Hello, I am currently going over a conversion of a string to upper/lower case using a for loop. The book states that "the loop iterates until the null terminating str is indexed. Since null is zero the loop ends" which I believe I understand - the string has a null at the end so the loop ends. But I do not understand why it actually ends. From what ive seen the expression part in the for loop usually says something like 'i < 10', like an expression that has something to be checked against. But with this null terminating loop, it just seems to be a zero, so im lost at why that actually stops the loop.
I hope I have explained myself well enough with this, if anyone could help me understand why this works, it would be appreciated.
for (i = 0; str[i]; i++)
is equivalent to: for (i = 0; str[i] != 0; i++)
char str[80] = "This Is A Test"; copies the string literal into the str array, and the last character of a string literal is implicitly a null character, whose value is 0.

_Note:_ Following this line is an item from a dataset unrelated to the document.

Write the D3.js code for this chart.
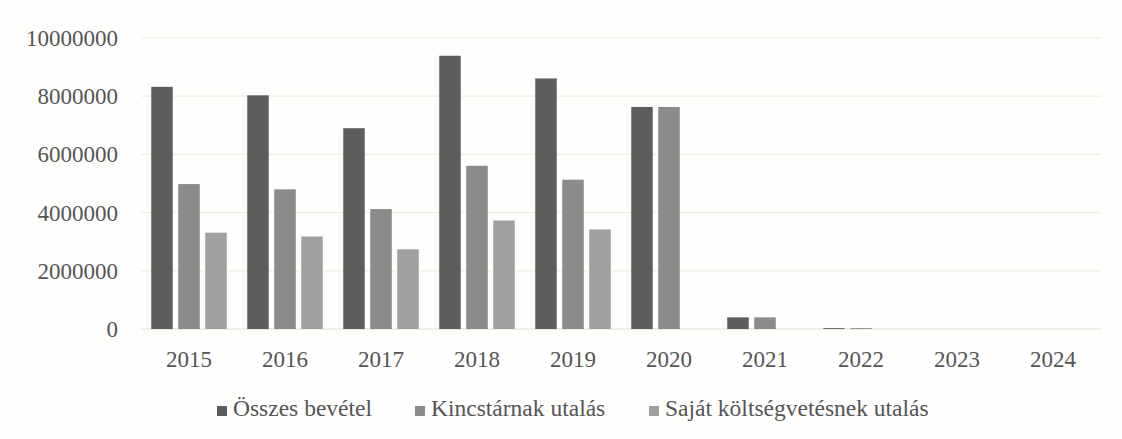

What you need to understand first is whether it is an if statement a for loop condition or a while loop condition each will eventually evaluate to something that is convertible to a bool type result of (0) zero false or (1) true.
So when the for condition is i < 10 and say the "i" is 1 then 1 < 10 is true and the loop continues. When "i" reaches 10 then the condition evaluates to false.
In Ganado's first example he is using a shorthand which is saying that if the value of "str[i]" is not zero, i.e., considered true, then the loop continues, but if the value should be zero or "\0" or "NULL" then the condition becomes false.